Criminalité : Voitures de luxe, bijoux, villas… Comment l’État tape au portefeuille des délinquants

ARGENT SALE Créée en 2010, l’Agence de gestion et de recouvrement des avoirs saisis et confisqués lutte contre la criminalité en s’attaquant au patrimoine des délinquants. Après Lyon et Marseille, deux nouvelles antennes régionales viennent d’ouvrir à Rennes et Lille

Jérôme Gicquel
Une Lamborghini saisi à un délinquant dans la région rennaise vient d'être vendue aux enchères.
Une Lamborghini saisi à un délinquant dans la région rennaise vient d'être vendue aux enchères. — Enchères Domaine
  • Depuis 2010, l’Agence de gestion et de recouvrement des avoirs saisis et confisqués (Agrasc) traque l’argent sale des délinquants et des trafiquants.
  • Les biens saisis ou confisqués peuvent être vendus aux enchères, l’argent revenant ensuite dans les caisses de l’Etat.
  • Après Lyon et Marseille, deux nouvelles antennes régionales de l’Agrasc viennent d’ouvrir au début du mois à Rennes et Lille.

Une Lamborghini Huracan Spyder, une Tesla Model S, une Mercedes Classe S Coupé… A condition d’avoir un peu d’argent, il y avait moyen de se faire plaisir lors de la vente flash qui s’est achevée ce mercredi matin sur le site Enchères Domaines. Tous ces bolides ont été saisis récemment dans la région rennaise et appartiennent à des délinquants actuellement mis en examen dans diverses affaires. Après quelques jours d’enchères, leur vente a rapporté 338.000 euros, une somme qui sera consignée jusqu’à la décision de justice. Si l’accusé est condamné, l’argent ira directement dans les caisses de l’État. « En cas de relaxe, on restituera par contre la valeur des biens saisis », souligne Nicolas Bessone, directeur général de l’Agence de gestion et de recouvrement des avoirs saisis et confisqués (Agrasc).

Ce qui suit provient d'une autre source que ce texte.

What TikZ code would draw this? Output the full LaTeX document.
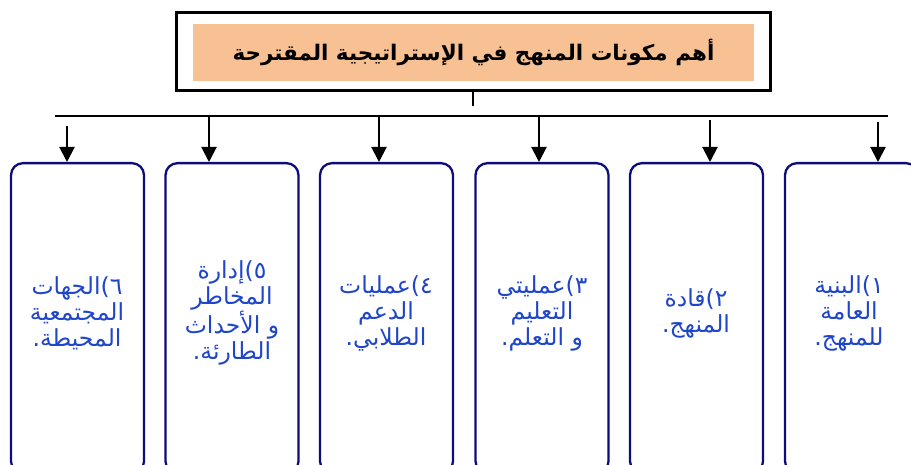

Créée en 2010, cette agence, placée sous la double tutelle des ministères de la Justice et du Budget, est « le bras armé de l’État pour aller chercher réparation auprès des délinquants en les tapant au portefeuille », selon le garde des Sceaux Eric Dupond-Moretti. En un peu plus de dix ans d’existence, l’Agrasc, dont la devise est « Nul ne doit tirer profit de son délit », s’est d’ailleurs constitué un joli pactole grâce aux escrocs, trafiquants et autres proxénètes. Son compte à la caisse des dépôts et consignation affiche ainsi un solde de 1,5 milliard d’euros.

Villas, yachts, cryptomonnaies ou troupeau de bovins

Chaque année, ses agents s’attaquent au patrimoine des délinquants en saisissant ou en confisquant dans le cadre d’enquêtes leurs biens mal acquis. Il peut s’agir d’objets de luxe comme des bijoux ou des grosses cylindrés mais aussi des villas, des yachts, des assurances vie ou des cryptomonnaies. « On a même saisi une fois un troupeau de bovins », sourit Frédéric Benet-Chambellan, président du conseil d’administration. L’enjeu est bien sûr financier en tapant là où ça fait mal. Mais l’action de l’Agrasc vise aussi à empêcher la commission d’autres infractions. « L’argent sale permet de financer de très nombreux crimes et délits, de la corruption au terrorisme », précise Nicolas Bessone.

Dans certains cas, les biens saisis ou confisqués sont vendus aux enchères. Lors d’une grande vente organisée le 5 novembre pour les 10 ans de l’agence, 2,98 millions d’euros ont ainsi été récoltés. D’autres biens ayant appartenu à des délinquants sont également mis à la disposition des forces de l’ordre, comme des véhicules ou du matériel high-tech, ou à des associations d’intérêt public. En Guadeloupe, la villa d’un escroc devrait ainsi bientôt à accueillir une association proposant des stages de responsabilisation pour les maris violents. Certains immeubles confisqués à des marchands de sommeil ou à des proxénètes ont aussi vocation à être réhabilités pour accueillir du logement social.

Quatre antennes régionales

Pilotée de Paris depuis sa création, l’Agrasc se déploie désormais en région. L’an dernier, deux antennes régionales ont ainsi vu le jour à Lyon et Marseille. « En quelques mois, 28 millions d’euros ont déjà été récupérés », souligne Nicolas Bessone. Pour accentuer la pression sur les délinquants et améliorer l’efficacité des services enquêteurs et judiciaires, deux nouvelles antennes ont ouvert au début du mois à Rennes et à Lille et deux autres devraient suivre l’an prochain à Bordeaux et Nancy.